I have 5 lists of 50 unique elements each and a Pandas DF of 6 columns and 2000 rows.
I need to create a new DF with the same cols as in the original + add 2 new columns 'A' and 'B'. I also need rows with the original values multiplied by the total number of elements in the 5 lists (so 500K rows and 8 cols in total) .
100 rows of each group of 250 multiplied rows will have values in column 'A' (unique values from two of the lists) and 150 in column 'B' (unique values from three of the lists).
I have the result I want from combining itertuples() and nested for loops but processing takes too long.

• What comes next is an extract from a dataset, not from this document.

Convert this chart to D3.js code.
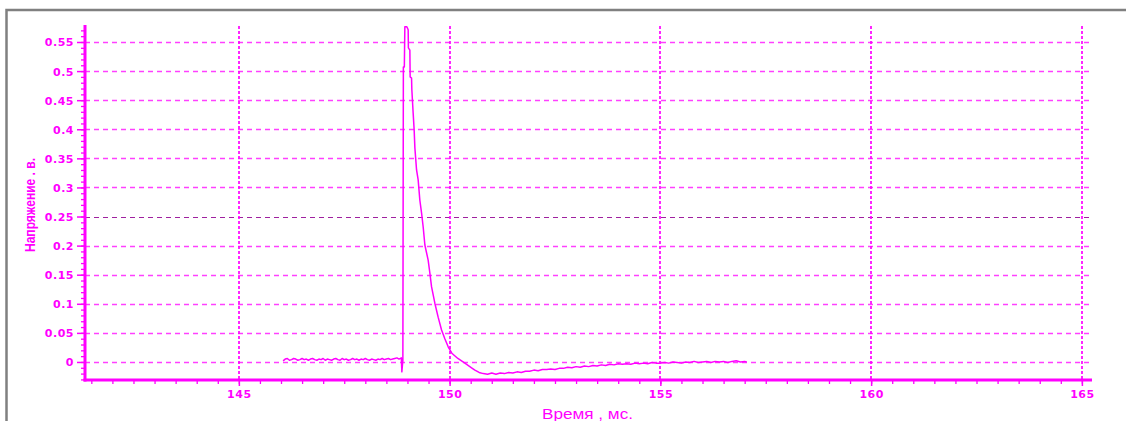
<!DOCTYPE html>
<html><head><meta charset="utf-8">
<script src="https://cdn.jsdelivr.net/npm/d3@7"></script>
<style>
html,body{margin:0;padding:0;background:#fff;}
svg{display:block;}
</style></head>
<body><svg id="c" width="1126" height="421"></svg>
<script>
// ---- data ----
const timeMs = [
 146.05,146.10,146.15,146.20,146.25,146.30,146.35,146.40,146.45,146.50,146.55,146.60,146.65,146.70,146.75,146.80,146.85,146.90,146.95,147.00,
 147.05,147.10,147.15,147.20,147.25,147.30,147.35,147.40,147.45,147.50,147.55,147.60,147.65,147.70,147.75,147.80,147.85,147.90,147.95,148.00,
 148.05,148.10,148.15,148.20,148.25,148.30,148.35,148.40,148.45,148.50,148.55,148.60,148.65,148.70,148.75,148.80,148.855,
 148.867,148.891,148.903,148.926,148.938,148.986,149.017,149.022,149.057,149.064,149.097,149.104,149.135,149.159,149.176,149.216,149.254,149.294,
 149.335,149.373,149.413,149.491,149.531,149.572,149.650,149.728,149.809,149.887,149.966,150.053,150.196,150.362,150.521,150.60,
 150.7,150.8,150.9,151.0,151.1,151.2,151.3,151.4,151.5,151.6,151.7,151.8,151.9,152.0,152.1,152.2,152.3,152.4,152.5,152.6,
 152.7,152.8,152.9,153.0,153.1,153.2,153.3,153.4,153.5,153.6,153.7,153.8,153.9,154.0,154.1,154.2,154.3,154.4,154.5,154.6,
 154.7,154.8,154.9,155.0,155.1,155.2,155.3,155.4,155.5,155.6,155.7,155.8,155.9,156.0,156.1,156.2,156.3,156.4,156.5,156.6,
 156.7,156.8,156.9,157.0,157.05
];
const voltage = [
 0.002,0.005,0.006,0.003,0.004,0.006,0.005,0.003,0.004,0.006,0.004,0.005,0.003,0.005,0.006,0.004,0.003,0.005,0.004,0.006,
 0.003,0.005,0.004,0.003,0.005,0.006,0.004,0.003,0.006,0.004,0.005,0.003,0.004,0.006,0.004,0.005,0.003,0.005,0.004,0.006,
 0.004,0.003,0.005,0.004,0.003,0.005,0.004,0.006,0.004,0.005,0.006,0.004,0.005,0.006,0.007,0.005,0.007,
 -0.017,0.003,0.507,0.507,0.576,0.576,0.571,0.540,0.536,0.490,0.488,0.468,0.428,0.399,0.368,0.330,0.313,0.278,
 0.256,0.232,0.201,0.175,0.153,0.129,0.101,0.077,0.055,0.040,0.026,0.015,0.006,-0.002,-0.010,-0.014,
 -0.018,-0.020,-0.021,-0.019,-0.021,-0.019,-0.020,-0.018,-0.019,-0.017,-0.018,-0.016,-0.016,-0.014,-0.015,-0.013,-0.013,-0.012,-0.013,-0.011,
 -0.011,-0.009,-0.010,-0.008,-0.009,-0.007,-0.008,-0.006,-0.007,-0.005,-0.006,-0.004,-0.005,-0.003,-0.004,-0.003,-0.004,-0.002,-0.003,-0.002,
 -0.003,-0.001,-0.002,-0.002,-0.001,-0.002,0.000,-0.001,-0.002,0.000,-0.001,0.001,-0.001,0.000,0.001,-0.001,0.001,0.000,0.001,-0.001,
 0.001,0.002,0.000,0.001,0.000
];
const xTicks = [145,150,155,160,165];
const yTicks = [0,0.05,0.1,0.15,0.2,0.25,0.3,0.35,0.4,0.45,0.5,0.55];
const xMinorStep = 0.5;
const yMinorStep = 0.01;
const xTitle = "Время , мс.";
const yTitle = "Напряжение . в.";

// ---- layout ----
const MAG = "#ff00ff";
const svg = d3.select("#c");
const L = 85, R = 1092, T = 26, B = 380;
const x = d3.scaleLinear().domain([141.35, 165.24]).range([L, R]);
const y = d3.scaleLinear().domain([-0.031, 0.5775]).range([B, T]);

svg.append("rect").attr("width",1126).attr("height",421).attr("fill","#fff");
// frame
svg.append("path").attr("d","M6.5,421 V10 H1126").attr("fill","none").attr("stroke","#808080").attr("stroke-width",2.5);

// horizontal grid
svg.append("g").selectAll("line").data(yTicks.filter(d=>d>=0)).join("line")
  .attr("x1",L).attr("x2",R-1)
  .attr("y1",d=>Math.round(y(d))+0.5).attr("y2",d=>Math.round(y(d))+0.5)
  .attr("stroke",d=>Math.abs(d-0.25)<1e-9 ? "#a020a0" : MAG)
  .attr("stroke-width",d=>Math.abs(d-0.25)<1e-9 ? 1.2 : 1.4)
  .attr("stroke-opacity",d=>Math.abs(d-0.25)<1e-9 ? 1 : 0.75)
  .attr("stroke-dasharray","5,4");
// vertical grid
svg.append("g").selectAll("line").data(xTicks).join("line")
  .attr("x1",d=>Math.round(x(d))).attr("x2",d=>Math.round(x(d)))
  .attr("y1",T).attr("y2",B)
  .attr("stroke",MAG).attr("stroke-width",2).attr("stroke-opacity",0.85)
  .attr("stroke-dasharray","3,2");

// signal
const pts = timeMs.map((t,i)=>[t, voltage[i]]);
svg.append("path").datum(pts)
  .attr("d", d3.line().x(d=>x(d[0])).y(d=>y(d[1])))
  .attr("fill","none").attr("stroke",MAG).attr("stroke-width",1.5).attr("stroke-linejoin","round");

// Y axis
const yMinor = d3.range(Math.ceil(-0.031/yMinorStep), Math.floor(0.5775/yMinorStep)+1).map(k=>k*yMinorStep);
const yAxMinor = d3.axisLeft(y).tickValues(yMinor).tickSize(4).tickFormat("");
const gy1 = svg.append("g").attr("transform",`translate(${L},0)`).call(yAxMinor);
gy1.select(".domain").remove();
gy1.selectAll("line").attr("stroke",MAG).attr("stroke-width",1.3);
const yAx = d3.axisLeft(y).tickValues(yTicks).tickSize(8).tickPadding(3).tickFormat(d=>d3.format("")(+d.toFixed(2)));
const gy = svg.append("g").attr("transform",`translate(${L},0)`).call(yAx);
gy.select(".domain").remove();
gy.selectAll("line").attr("stroke",MAG).attr("stroke-width",1.5);
gy.selectAll("text").attr("fill",MAG).attr("font-family","DejaVu Sans").attr("font-weight","bold")
  .attr("font-size",11).attr("letter-spacing","0.5px").attr("dy","0.36em");

// X axis
const xMinor = d3.range(Math.ceil(141.35/xMinorStep), Math.floor(165.24/xMinorStep)+1).map(k=>k*xMinorStep);
const gx1 = svg.append("g").attr("transform",`translate(0,${B})`).call(d3.axisBottom(x).tickValues(xMinor).tickSize(4).tickFormat(""));
gx1.select(".domain").remove();
gx1.selectAll("line").attr("stroke",MAG).attr("stroke-width",1.3);
const gx = svg.append("g").attr("transform",`translate(0,${B})`).call(d3.axisBottom(x).tickValues(xTicks).tickSize(6).tickPadding(4));
gx.select(".domain").remove();
gx.selectAll("line").attr("stroke",MAG).attr("stroke-width",1.5);
gx.selectAll("text").attr("fill",MAG).attr("font-family","DejaVu Sans").attr("font-weight","bold")
  .attr("font-size",11).attr("letter-spacing","0.5px");

// axis lines
svg.append("line").attr("x1",L).attr("x2",L).attr("y1",T-1).attr("y2",B+1.5).attr("stroke",MAG).attr("stroke-width",3);
svg.append("line").attr("x1",L-1.5).attr("x2",R).attr("y1",B).attr("y2",B).attr("stroke",MAG).attr("stroke-width",3);

// titles
svg.append("text").attr("x",587.5).attr("y",419).attr("text-anchor","middle")
  .attr("fill",MAG).attr("font-family","Liberation Sans, Arial, sans-serif").attr("font-size",14)
  .attr("textLength",91).attr("lengthAdjust","spacingAndGlyphs").text(xTitle);
svg.append("text").attr("transform","translate(35,205) rotate(-90)").attr("text-anchor","middle")
  .attr("fill",MAG).attr("font-family","Liberation Sans Narrow, Liberation Sans, Arial, sans-serif").attr("font-weight","bold").attr("font-size",14)
  .attr("textLength",94).attr("lengthAdjust","spacingAndGlyphs").text(yTitle);
</script></body></html>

Is there a more efficient way of doing this?
Example:
import pandas as pd
original_df = pd.read_csv('source.csv')
list_one = [elem1, elem2, ..., elem50]
list_two = [elem1, elem2, ..., elem50]
list_three = [elem1, elem2, ..., elem50]
... etc
final_df = pd.DataFrame(columns=['one', 'two', 'three', 'four', 'five', 'six', 'A', 'B'])
for row in original_df.itertuples():
for e in list_one:
temp_df = pd.DataFrame([[row.col_one, row.col_two, row.col_three, row.col_four, row.col_five, row.col_six, e, 'x']])
final_df = final_df.append(temp_df)
for e in list_two:
temp_df = pd.DataFrame([[row.col_one, row.col_two, row.col_three, row.col_four, row.col_five, row.col_six, e, 'x']])
final_df = final_df.append(temp_df)
for e in list_three:
temp_df = pd.DataFrame([[row.col_one, row.col_two, row.col_three, row.col_four, row.col_five, row.col_six, 'x', e]])
final_df = final_df.append(temp_df)
.
.
.
etc